The rule that the Sovereign can’t be a Catholic has long been on the reform agenda.
It pops up from time to time. Sometimes it arises because some republican grandee wishes to grab the headlines. Sometimes it is because a government needs a distraction. There are even times when the proponent is actually genuine.
Referring to indications the British government will change the Act if it is returned after the election, Philip Johnston asks in the London Daily Telegraph of 25 September, 2005 “Is it time to scrap the Act of Settlement?”
The answer is no – just amend it. The Palace has indicated The Queen has no objection to a change in this rule, and also the rule that a male of the same rank has precedence over females, male primogeniture.
Actually our common law was for centuries in advance of some other legal systems, such as German Salic law, which could never contemplate a female monarch such as Queen Elizabeth I.
That is why Queen Victoria did not succeed to the throne of Hanover.
The War of the Austrian Succession (1740-1748), which involved most of the European powers, began because it was argued the Empress Maria Theresa of Austria should not succeed because of Salic law.
…. the Act of Settlement and the Glorious Revolution…

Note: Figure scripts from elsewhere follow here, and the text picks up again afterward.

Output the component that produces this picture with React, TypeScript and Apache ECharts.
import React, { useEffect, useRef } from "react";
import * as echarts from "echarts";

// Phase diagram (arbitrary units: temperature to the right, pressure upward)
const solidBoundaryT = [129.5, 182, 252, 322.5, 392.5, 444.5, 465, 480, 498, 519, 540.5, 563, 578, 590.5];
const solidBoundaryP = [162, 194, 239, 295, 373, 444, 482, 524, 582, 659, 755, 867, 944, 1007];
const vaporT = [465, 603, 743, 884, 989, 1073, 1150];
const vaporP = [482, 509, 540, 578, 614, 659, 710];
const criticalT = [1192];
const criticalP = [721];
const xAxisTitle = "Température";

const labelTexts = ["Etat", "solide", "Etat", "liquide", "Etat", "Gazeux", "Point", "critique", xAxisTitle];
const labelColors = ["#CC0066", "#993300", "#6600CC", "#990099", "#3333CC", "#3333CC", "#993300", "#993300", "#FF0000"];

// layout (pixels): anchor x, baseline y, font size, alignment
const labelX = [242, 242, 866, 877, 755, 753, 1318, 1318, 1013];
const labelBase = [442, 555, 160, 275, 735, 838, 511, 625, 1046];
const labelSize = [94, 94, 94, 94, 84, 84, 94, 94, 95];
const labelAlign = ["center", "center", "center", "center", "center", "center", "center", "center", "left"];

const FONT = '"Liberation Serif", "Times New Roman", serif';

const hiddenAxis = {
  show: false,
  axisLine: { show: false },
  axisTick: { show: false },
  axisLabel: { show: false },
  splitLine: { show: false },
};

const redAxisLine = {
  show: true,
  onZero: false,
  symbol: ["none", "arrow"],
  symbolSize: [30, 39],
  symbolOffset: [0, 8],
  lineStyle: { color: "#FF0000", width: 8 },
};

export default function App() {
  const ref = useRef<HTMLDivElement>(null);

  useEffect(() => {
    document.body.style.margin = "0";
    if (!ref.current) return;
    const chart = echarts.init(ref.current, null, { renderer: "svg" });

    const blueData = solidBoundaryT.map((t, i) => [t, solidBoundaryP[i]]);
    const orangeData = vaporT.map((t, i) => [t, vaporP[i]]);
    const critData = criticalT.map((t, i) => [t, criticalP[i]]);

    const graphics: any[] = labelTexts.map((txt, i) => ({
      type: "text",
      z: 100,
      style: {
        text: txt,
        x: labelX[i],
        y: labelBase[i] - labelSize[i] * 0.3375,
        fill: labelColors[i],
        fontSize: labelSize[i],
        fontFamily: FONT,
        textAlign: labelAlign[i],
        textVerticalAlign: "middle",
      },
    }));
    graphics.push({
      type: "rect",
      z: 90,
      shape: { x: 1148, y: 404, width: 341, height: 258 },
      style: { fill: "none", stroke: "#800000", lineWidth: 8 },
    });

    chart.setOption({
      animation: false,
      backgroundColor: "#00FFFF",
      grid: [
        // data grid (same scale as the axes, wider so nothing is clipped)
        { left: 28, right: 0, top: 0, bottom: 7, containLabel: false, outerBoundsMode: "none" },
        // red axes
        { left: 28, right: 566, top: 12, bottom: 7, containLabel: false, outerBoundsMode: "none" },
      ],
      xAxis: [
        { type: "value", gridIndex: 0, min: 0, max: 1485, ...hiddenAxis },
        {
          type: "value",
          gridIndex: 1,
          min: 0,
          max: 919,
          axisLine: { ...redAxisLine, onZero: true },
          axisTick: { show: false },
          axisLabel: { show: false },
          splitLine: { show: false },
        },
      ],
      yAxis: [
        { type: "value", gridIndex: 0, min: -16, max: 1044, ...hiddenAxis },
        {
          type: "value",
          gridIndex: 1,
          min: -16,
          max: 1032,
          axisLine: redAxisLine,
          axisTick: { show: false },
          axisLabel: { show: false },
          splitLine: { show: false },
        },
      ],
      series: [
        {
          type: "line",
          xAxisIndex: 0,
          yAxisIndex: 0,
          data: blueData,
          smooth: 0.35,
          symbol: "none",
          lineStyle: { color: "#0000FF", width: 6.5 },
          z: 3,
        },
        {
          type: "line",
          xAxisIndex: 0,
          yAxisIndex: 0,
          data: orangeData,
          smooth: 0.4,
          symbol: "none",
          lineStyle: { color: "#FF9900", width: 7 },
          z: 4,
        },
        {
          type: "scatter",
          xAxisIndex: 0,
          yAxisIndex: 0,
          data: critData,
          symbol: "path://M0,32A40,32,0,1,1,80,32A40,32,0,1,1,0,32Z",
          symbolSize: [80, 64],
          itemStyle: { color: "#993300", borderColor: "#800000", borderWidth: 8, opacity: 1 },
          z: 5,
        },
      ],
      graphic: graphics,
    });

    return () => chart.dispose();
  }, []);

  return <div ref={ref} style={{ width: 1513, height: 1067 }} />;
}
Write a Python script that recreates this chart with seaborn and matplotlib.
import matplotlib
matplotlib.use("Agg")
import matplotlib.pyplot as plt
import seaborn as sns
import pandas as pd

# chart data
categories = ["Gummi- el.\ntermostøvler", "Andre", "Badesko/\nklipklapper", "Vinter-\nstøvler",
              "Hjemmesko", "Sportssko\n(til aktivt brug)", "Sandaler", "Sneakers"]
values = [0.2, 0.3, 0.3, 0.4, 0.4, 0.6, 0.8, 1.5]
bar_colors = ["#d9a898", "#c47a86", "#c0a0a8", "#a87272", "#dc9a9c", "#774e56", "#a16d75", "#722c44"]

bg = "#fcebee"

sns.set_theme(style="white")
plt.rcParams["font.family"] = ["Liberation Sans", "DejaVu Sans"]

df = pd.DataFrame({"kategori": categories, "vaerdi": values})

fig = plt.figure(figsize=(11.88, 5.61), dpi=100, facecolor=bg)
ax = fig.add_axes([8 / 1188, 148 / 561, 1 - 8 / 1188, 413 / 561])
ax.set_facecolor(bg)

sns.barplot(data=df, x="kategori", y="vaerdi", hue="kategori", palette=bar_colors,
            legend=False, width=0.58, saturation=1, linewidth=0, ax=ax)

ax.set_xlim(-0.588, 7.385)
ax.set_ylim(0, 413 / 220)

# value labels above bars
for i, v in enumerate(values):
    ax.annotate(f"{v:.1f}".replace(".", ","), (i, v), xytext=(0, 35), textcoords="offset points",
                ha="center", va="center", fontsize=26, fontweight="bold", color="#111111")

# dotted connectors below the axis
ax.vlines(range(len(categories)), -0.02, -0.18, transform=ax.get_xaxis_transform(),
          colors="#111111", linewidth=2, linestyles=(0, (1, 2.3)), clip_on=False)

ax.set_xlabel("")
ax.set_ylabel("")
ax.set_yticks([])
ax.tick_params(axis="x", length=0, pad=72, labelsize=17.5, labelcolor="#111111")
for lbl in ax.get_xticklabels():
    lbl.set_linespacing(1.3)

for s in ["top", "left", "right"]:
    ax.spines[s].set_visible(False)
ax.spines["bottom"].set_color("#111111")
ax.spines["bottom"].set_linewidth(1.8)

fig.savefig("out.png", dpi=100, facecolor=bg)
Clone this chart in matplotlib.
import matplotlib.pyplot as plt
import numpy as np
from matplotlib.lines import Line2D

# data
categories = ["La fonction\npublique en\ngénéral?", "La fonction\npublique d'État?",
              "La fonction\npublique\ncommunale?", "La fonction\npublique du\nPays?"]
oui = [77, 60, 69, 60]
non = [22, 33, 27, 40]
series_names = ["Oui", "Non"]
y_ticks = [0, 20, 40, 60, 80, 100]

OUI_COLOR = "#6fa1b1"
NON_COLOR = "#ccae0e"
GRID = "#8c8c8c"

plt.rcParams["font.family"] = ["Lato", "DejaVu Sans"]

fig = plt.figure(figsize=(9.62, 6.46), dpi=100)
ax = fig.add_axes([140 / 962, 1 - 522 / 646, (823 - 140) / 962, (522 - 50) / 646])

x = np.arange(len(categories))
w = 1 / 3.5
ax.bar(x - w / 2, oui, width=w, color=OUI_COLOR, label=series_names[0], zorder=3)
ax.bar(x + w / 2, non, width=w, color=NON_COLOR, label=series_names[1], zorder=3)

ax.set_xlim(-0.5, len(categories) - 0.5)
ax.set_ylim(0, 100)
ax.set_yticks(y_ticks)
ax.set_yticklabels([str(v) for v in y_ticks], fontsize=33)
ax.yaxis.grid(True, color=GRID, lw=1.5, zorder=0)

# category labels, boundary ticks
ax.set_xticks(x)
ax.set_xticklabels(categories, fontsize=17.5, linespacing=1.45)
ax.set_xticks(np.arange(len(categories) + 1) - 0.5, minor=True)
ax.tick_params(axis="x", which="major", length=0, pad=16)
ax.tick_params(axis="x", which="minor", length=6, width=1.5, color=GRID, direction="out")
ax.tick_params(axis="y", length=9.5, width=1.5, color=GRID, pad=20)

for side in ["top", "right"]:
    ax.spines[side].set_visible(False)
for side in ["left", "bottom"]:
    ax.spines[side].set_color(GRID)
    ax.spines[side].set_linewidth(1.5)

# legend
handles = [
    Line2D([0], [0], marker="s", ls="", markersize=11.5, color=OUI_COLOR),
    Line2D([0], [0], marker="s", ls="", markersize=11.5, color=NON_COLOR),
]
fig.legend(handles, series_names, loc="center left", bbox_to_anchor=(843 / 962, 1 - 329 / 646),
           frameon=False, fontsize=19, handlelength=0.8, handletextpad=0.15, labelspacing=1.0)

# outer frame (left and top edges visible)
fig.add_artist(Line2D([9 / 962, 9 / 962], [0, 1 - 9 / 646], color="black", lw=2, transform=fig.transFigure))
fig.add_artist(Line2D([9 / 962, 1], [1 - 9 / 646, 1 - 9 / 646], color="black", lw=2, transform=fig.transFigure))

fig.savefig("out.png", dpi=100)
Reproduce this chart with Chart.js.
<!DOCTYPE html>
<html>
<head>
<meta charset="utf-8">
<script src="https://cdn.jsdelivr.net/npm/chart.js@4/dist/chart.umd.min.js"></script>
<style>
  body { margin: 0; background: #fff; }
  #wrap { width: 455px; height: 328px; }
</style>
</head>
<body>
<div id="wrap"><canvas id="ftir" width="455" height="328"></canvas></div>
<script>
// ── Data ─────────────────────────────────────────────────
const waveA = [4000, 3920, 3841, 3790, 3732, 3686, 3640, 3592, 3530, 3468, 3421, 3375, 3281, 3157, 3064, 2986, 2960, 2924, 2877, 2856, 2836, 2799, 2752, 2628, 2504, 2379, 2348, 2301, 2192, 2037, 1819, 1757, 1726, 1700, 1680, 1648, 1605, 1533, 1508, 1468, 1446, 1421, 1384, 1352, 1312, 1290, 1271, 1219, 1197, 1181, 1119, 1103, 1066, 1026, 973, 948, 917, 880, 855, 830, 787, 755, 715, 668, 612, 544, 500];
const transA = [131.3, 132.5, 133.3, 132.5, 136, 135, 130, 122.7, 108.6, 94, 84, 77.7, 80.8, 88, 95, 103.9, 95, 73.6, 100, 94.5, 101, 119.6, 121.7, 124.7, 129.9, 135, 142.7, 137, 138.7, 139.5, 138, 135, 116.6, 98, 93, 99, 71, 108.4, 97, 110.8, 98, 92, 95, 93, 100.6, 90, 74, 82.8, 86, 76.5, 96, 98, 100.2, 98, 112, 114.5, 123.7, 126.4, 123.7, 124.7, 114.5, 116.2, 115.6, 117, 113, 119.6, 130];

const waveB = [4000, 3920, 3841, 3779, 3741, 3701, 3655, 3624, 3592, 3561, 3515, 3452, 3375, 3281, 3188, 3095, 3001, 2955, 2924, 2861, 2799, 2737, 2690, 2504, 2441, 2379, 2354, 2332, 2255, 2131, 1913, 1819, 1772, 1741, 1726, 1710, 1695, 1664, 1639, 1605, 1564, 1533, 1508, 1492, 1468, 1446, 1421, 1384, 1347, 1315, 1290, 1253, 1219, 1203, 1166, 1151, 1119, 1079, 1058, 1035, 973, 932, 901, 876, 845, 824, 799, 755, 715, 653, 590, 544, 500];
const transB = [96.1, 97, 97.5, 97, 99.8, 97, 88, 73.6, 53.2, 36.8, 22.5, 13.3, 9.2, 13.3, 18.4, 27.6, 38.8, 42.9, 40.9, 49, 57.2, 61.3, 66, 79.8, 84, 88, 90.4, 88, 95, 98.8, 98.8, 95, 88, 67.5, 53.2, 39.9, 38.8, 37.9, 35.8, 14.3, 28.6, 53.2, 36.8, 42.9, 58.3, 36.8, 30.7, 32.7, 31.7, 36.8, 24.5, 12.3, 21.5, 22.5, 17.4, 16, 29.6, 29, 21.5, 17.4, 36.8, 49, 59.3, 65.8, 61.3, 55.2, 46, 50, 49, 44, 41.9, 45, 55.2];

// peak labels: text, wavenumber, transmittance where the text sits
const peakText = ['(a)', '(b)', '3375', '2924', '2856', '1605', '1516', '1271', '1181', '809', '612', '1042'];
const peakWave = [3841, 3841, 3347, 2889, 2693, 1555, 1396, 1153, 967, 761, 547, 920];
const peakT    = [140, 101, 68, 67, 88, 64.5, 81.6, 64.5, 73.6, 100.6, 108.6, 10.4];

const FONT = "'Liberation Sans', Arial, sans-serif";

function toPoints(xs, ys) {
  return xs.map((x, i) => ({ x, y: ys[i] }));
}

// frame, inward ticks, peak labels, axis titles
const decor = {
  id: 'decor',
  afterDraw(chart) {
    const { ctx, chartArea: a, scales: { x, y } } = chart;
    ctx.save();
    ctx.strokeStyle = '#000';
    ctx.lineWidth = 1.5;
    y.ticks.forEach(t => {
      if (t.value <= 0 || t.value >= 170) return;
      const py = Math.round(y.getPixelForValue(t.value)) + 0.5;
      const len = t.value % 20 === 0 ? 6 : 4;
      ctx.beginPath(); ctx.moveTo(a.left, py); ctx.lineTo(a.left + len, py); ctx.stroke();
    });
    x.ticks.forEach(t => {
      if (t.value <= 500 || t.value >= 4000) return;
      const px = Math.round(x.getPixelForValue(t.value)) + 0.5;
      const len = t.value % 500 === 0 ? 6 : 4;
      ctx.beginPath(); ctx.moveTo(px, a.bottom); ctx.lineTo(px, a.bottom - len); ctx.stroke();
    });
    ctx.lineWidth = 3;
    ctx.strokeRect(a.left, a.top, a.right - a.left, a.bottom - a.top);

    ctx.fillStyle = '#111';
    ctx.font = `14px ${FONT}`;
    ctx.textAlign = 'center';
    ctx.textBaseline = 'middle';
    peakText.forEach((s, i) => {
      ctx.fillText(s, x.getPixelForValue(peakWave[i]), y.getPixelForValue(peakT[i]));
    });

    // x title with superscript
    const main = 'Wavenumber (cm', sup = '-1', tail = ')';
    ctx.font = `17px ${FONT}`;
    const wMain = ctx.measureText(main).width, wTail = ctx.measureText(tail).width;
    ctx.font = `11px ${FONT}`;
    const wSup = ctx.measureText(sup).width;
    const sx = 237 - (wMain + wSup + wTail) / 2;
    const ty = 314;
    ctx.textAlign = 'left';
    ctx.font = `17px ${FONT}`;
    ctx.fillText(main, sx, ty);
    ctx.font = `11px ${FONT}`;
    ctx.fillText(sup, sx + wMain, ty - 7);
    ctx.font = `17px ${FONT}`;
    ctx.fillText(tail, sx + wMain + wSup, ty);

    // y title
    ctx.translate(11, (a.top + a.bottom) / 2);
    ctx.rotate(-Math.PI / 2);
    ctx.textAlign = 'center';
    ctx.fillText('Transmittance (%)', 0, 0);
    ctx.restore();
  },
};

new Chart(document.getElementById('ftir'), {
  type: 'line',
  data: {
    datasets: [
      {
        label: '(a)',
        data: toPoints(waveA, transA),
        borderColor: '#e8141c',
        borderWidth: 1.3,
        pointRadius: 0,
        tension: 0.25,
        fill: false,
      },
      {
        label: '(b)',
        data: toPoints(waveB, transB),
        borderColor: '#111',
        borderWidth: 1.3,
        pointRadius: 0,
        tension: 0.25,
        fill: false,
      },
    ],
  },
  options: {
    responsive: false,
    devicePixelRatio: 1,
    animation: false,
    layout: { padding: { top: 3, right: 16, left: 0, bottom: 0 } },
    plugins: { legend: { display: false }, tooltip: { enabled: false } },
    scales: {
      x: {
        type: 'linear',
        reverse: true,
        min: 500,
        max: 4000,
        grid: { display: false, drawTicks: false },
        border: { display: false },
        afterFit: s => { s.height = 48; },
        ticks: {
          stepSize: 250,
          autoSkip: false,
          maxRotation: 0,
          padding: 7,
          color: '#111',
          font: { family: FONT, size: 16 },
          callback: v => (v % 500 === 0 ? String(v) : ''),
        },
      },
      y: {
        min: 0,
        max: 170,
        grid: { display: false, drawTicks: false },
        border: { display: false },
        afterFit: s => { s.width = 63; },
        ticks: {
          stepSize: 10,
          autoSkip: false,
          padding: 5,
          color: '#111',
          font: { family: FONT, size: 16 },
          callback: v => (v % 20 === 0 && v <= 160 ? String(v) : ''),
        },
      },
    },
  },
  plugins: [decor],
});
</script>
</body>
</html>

The change would mean that if Prince William had an older sister, she would succeed before him.
It would seem a change concerning female succession would have little immediate practical relevance.
But it would if say, Prince William or Prince Harry, were to marry a Catholic.
This does not mean that, as the papers are saying, the relevant legislation, the Act of Settlement, 1701 should be “axed” or “scrapped”
The Act of Settlement is as much Australian, New Zealand or Canadian law as it is British.
It is a significant part of the constitutional reforms which together are often referred to as the "Glorious” or “ Bloodless Revolution” which began in 1688.
The joint Sovereigns, King William III and Queen Mary II, agreed to those reforms.
Mary’s father, King James II, was deemed to have abdicated when he fled England, destroying important state documents and throwing the Great Seal into the Thames.
Parliament was unhappy with James who seemed to see himself more as an absolute monarch on the model which now prevailed on much of the continent.
Parliament would not agree to the Crown descending to James’ young son, Prince James Francis Edward Stuart.
This was because both father and son had gone to France and were under the protection of the Realm’s mortal enemy, King Louis XIV of France, who had clear ambitions to control all of Europe.
Instead James’ daughter and her husband, the Dutch Prince, William of Orange were invited to take the Throne.
William, a Calvinist, was incidentally in alliance with the Pope in the League of Augsburg, a defence against French aggression.
…why the Act of Settlement is important…
It introduced the important rule that judges were no longer appointed “at pleasure,” but “during good behaviour” and that they could only be removed by a resolution of both Houses of Parliament.
This was the beginning of the separation of powers which Montesquieu later discovered in the English constitution.
This separates the judicial power from the executive and legislative powers, a doctrine which was taken to the United States , Australia and other lands.
This is yet another example of allowing a constitution to evolve through trial and error, rather than letting some obsessed individuals or some movement declare what the constitution should be.
Quite often they don't understand what they are doing. Or there are unintended consequences in following them. Or worse they have an agenda which they are keepin secret.
Australia's so called republicans encompass each of these three evils.
…amending the Act of Settlement…
Under the present constitutional arrangements governing the personal union of the sixteen Crowns of the Commonwealth, the Realms agree that any change to the succession will be done only by common consent.
This principle may be found expressed in the Preamble to the Statute of Westminster, 1931, which was adopted in Australia in 1942.
The better process would be for the British government rather than a private member to draft an amending Bill in consultation with the Palace, consult with the governments of the Realms and then for it to be introduced into the UK Parliament where any objections could be considered.
Objections are more likely in the UK because of religious issues which do not apply in other realms.
Before Royal Assent is granted it could then be introduced into the Parliaments of the other Realms.
…the place of the Act of Settlement in our constitutional system…
On 2005, in O'Donohue v. Canada, a Canadian lawyer opposed to Canada’s oldest institution, her Crown, sought a declaration that the Act of Settlement breached the Canadian bill of rights, the Canadian Charter of Rights and Freedoms.
The ruling of the Superior Court of Justice of Ontario would be a persuasive precedent if some action were brought in Australia, New Zealand and other Realms.
Similar litigation in the UK was also unsuccessful.
The Canadian Court said that to make such a declaration would make the constitutional principle of union under the Crown together with other Commonwealth countries unworkable.
It “would defeat a manifest intention expressed in the preamble of our Constitution, and would have the courts overstep their role in our democratic structure.”
Those who whinge most about the Act of Settlement – politicians who have an agenda to change the Constitution – have never done anything about amending it.
It is open to any government, including the Australian government, to propose changes.
Accordingly, we can assume they are not genuine and are only using the Act of Settlement as a whipping boy.